• **WORK TO DO**
All of the data should be repeated exactly; pictures are not part of the copy.

==================================================

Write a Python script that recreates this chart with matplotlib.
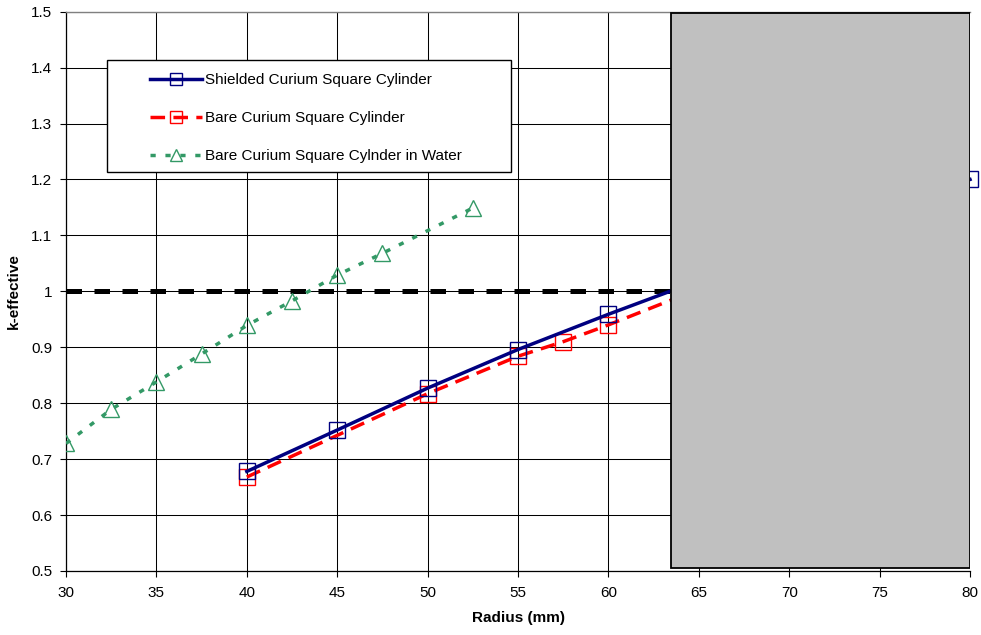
import matplotlib
matplotlib.use("Agg")
import matplotlib.pyplot as plt
from matplotlib.patches import Rectangle
from matplotlib.lines import Line2D

plt.rcParams['font.family'] = ['Liberation Sans', 'DejaVu Sans']

# k-effective versus radius for the three curium configurations
radius_shielded = [40, 45, 50, 55, 60, 80]
keff_shielded = [0.678, 0.752, 0.827, 0.896, 0.959, 1.200]

radius_bare = [40, 50, 55, 57.5, 60, 65]
keff_bare = [0.668, 0.817, 0.884, 0.910, 0.940, 1.004]

radius_water = [30, 32.5, 35, 37.5, 40, 42.5, 45, 47.5, 52.5]
keff_water = [0.728, 0.789, 0.838, 0.888, 0.939, 0.983, 1.029, 1.068, 1.149]

critical_k = 1.0

series_labels = [
    "Shielded Curium Square Cylinder",
    "Bare Curium Square Cylinder",
    "Bare Curium Square Cylnder in Water",
]

x_ticks = [30, 35, 40, 45, 50, 55, 60, 65, 70, 75, 80]
y_ticks = [0.5, 0.6, 0.7, 0.8, 0.9, 1.0, 1.1, 1.2, 1.3, 1.4, 1.5]
y_tick_labels = ["0.5", "0.6", "0.7", "0.8", "0.9", "1", "1.1", "1.2", "1.3", "1.4", "1.5"]

# grey panel covering the right part of the plot area
panel_x = (63.45, 80.0)
panel_y = (0.506, 1.497)

NAVY = "#000080"
RED = "#FF0000"
GREEN = "#339966"
LW = 2.5

fig = plt.figure(figsize=(9.81, 6.35), dpi=100)
ax = fig.add_axes([0.0673, 0.1008, 0.9215, 0.8808])

ax.set_xlim(30, 80)
ax.set_ylim(0.5, 1.5)
ax.set_xticks(x_ticks)
ax.set_yticks(y_ticks)
ax.set_yticklabels(y_tick_labels)
ax.tick_params(axis='both', labelsize=11, length=4, width=0.8, direction='out')
ax.tick_params(axis='x', pad=7)
ax.tick_params(axis='y', pad=6)

ax.grid(True, color='black', linewidth=0.75, zorder=0)
ax.set_axisbelow(True)
for side in ('left', 'bottom'):
    ax.spines[side].set_color('black')
    ax.spines[side].set_linewidth(0.9)
ax.spines['top'].set_color('#808080')
ax.spines['top'].set_linewidth(1.0)
ax.spines['right'].set_visible(False)

# critical line
ax.axhline(critical_k, color='black', linewidth=3.6, dashes=(3.1, 2.5), zorder=2)

ax.plot(radius_water, keff_water, color=GREEN, linewidth=LW, dashes=(1.5, 2.8),
        marker='^', markersize=11.5, markerfacecolor='none',
        markeredgecolor=GREEN, markeredgewidth=1.0, zorder=3)
ax.plot(radius_bare, keff_bare, color=RED, linewidth=LW, dashes=(4.2, 2.4),
        marker='s', markersize=11.5, markerfacecolor='none',
        markeredgecolor=RED, markeredgewidth=1.0, zorder=3)
ax.plot(radius_shielded, keff_shielded, color=NAVY, linewidth=LW,
        marker='s', markersize=11.5, markerfacecolor='none',
        markeredgecolor=NAVY, markeredgewidth=1.0, zorder=3, clip_on=False)

ax.add_patch(Rectangle((panel_x[0], panel_y[0]), panel_x[1] - panel_x[0],
                       panel_y[1] - panel_y[0], facecolor='#C0C0C0',
                       edgecolor='black', linewidth=1.3, zorder=5))

ax.set_xlabel("Radius (mm)", fontsize=11, fontweight='bold', labelpad=8)
ax.set_ylabel("k-effective", fontsize=11, fontweight='bold', labelpad=7)

# legend: boxed frame with the entries placed inside
frame = Rectangle((0.0454, 0.7134), 0.4469, 0.2003, transform=ax.transAxes,
                  facecolor='white', edgecolor='black', linewidth=1.0, zorder=6)
ax.add_patch(frame)

handles = [
    Line2D([], [], color=NAVY, linewidth=LW, marker='s', markersize=11.5,
           markerfacecolor='none', markeredgecolor=NAVY, markeredgewidth=1.0),
    Line2D([], [], color=RED, linewidth=LW, dashes=(4.2, 2.4), marker='s', markersize=11.5,
           markerfacecolor='none', markeredgecolor=RED, markeredgewidth=1.0),
    Line2D([], [], color=GREEN, linewidth=LW, dashes=(1.5, 2.8), marker='^', markersize=11.5,
           markerfacecolor='none', markeredgecolor=GREEN, markeredgewidth=1.0),
]
leg = ax.legend(handles, series_labels, loc='upper left',
                bbox_to_anchor=(0.0932, 0.8895), frameon=False, fontsize=11,
                handlelength=3.4, handletextpad=0.2, labelspacing=1.56,
                borderpad=0, borderaxespad=0, markerscale=0.7)
leg.set_zorder(7)

fig.savefig("out.png", dpi=100)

==================================================

• **SOLUTION FOR THIS PROBLEM**
Write a Python script that recreates this chart with matplotlib.
import matplotlib
matplotlib.use("Agg")
import matplotlib.pyplot as plt
from matplotlib.patches import Rectangle
from matplotlib.lines import Line2D

plt.rcParams['font.family'] = ['Liberation Sans', 'DejaVu Sans']

# k-effective versus radius for the three curium configurations
radius_shielded = [40, 45, 50, 55, 60, 80]
keff_shielded = [0.678, 0.752, 0.827, 0.896, 0.959, 1.200]

radius_bare = [40, 50, 55, 57.5, 60, 65]
keff_bare = [0.668, 0.817, 0.884, 0.910, 0.940, 1.004]

radius_water = [30, 32.5, 35, 37.5, 40, 42.5, 45, 47.5, 52.5]
keff_water = [0.728, 0.789, 0.838, 0.888, 0.939, 0.983, 1.029, 1.068, 1.149]

critical_k = 1.0

series_labels = [
    "Shielded Curium Square Cylinder",
    "Bare Curium Square Cylinder",
    "Bare Curium Square Cylnder in Water",
]

x_ticks = [30, 35, 40, 45, 50, 55, 60, 65, 70, 75, 80]
y_ticks = [0.5, 0.6, 0.7, 0.8, 0.9, 1.0, 1.1, 1.2, 1.3, 1.4, 1.5]
y_tick_labels = ["0.5", "0.6", "0.7", "0.8", "0.9", "1", "1.1", "1.2", "1.3", "1.4", "1.5"]

# grey panel covering the right part of the plot area
panel_x = (63.45, 80.0)
panel_y = (0.506, 1.497)

NAVY = "#000080"
RED = "#FF0000"
GREEN = "#339966"
LW = 2.5

fig = plt.figure(figsize=(9.81, 6.35), dpi=100)
ax = fig.add_axes([0.0673, 0.1008, 0.9215, 0.8808])

ax.set_xlim(30, 80)
ax.set_ylim(0.5, 1.5)
ax.set_xticks(x_ticks)
ax.set_yticks(y_ticks)
ax.set_yticklabels(y_tick_labels)
ax.tick_params(axis='both', labelsize=11, length=4, width=0.8, direction='out')
ax.tick_params(axis='x', pad=7)
ax.tick_params(axis='y', pad=6)

ax.grid(True, color='black', linewidth=0.75, zorder=0)
ax.set_axisbelow(True)
for side in ('left', 'bottom'):
    ax.spines[side].set_color('black')
    ax.spines[side].set_linewidth(0.9)
ax.spines['top'].set_color('#808080')
ax.spines['top'].set_linewidth(1.0)
ax.spines['right'].set_visible(False)

# critical line
ax.axhline(critical_k, color='black', linewidth=3.6, dashes=(3.1, 2.5), zorder=2)

ax.plot(radius_water, keff_water, color=GREEN, linewidth=LW, dashes=(1.5, 2.8),
        marker='^', markersize=11.5, markerfacecolor='none',
        markeredgecolor=GREEN, markeredgewidth=1.0, zorder=3)
ax.plot(radius_bare, keff_bare, color=RED, linewidth=LW, dashes=(4.2, 2.4),
        marker='s', markersize=11.5, markerfacecolor='none',
        markeredgecolor=RED, markeredgewidth=1.0, zorder=3)
ax.plot(radius_shielded, keff_shielded, color=NAVY, linewidth=LW,
        marker='s', markersize=11.5, markerfacecolor='none',
        markeredgecolor=NAVY, markeredgewidth=1.0, zorder=3, clip_on=False)

ax.add_patch(Rectangle((panel_x[0], panel_y[0]), panel_x[1] - panel_x[0],
                       panel_y[1] - panel_y[0], facecolor='#C0C0C0',
                       edgecolor='black', linewidth=1.3, zorder=5))

ax.set_xlabel("Radius (mm)", fontsize=11, fontweight='bold', labelpad=8)
ax.set_ylabel("k-effective", fontsize=11, fontweight='bold', labelpad=7)

# legend: boxed frame with the entries placed inside
frame = Rectangle((0.0454, 0.7134), 0.4469, 0.2003, transform=ax.transAxes,
                  facecolor='white', edgecolor='black', linewidth=1.0, zorder=6)
ax.add_patch(frame)

handles = [
    Line2D([], [], color=NAVY, linewidth=LW, marker='s', markersize=11.5,
           markerfacecolor='none', markeredgecolor=NAVY, markeredgewidth=1.0),
    Line2D([], [], color=RED, linewidth=LW, dashes=(4.2, 2.4), marker='s', markersize=11.5,
           markerfacecolor='none', markeredgecolor=RED, markeredgewidth=1.0),
    Line2D([], [], color=GREEN, linewidth=LW, dashes=(1.5, 2.8), marker='^', markersize=11.5,
           markerfacecolor='none', markeredgecolor=GREEN, markeredgewidth=1.0),
]
leg = ax.legend(handles, series_labels, loc='upper left',
                bbox_to_anchor=(0.0932, 0.8895), frameon=False, fontsize=11,
                handlelength=3.4, handletextpad=0.2, labelspacing=1.56,
                borderpad=0, borderaxespad=0, markerscale=0.7)
leg.set_zorder(7)

fig.savefig("out.png", dpi=100)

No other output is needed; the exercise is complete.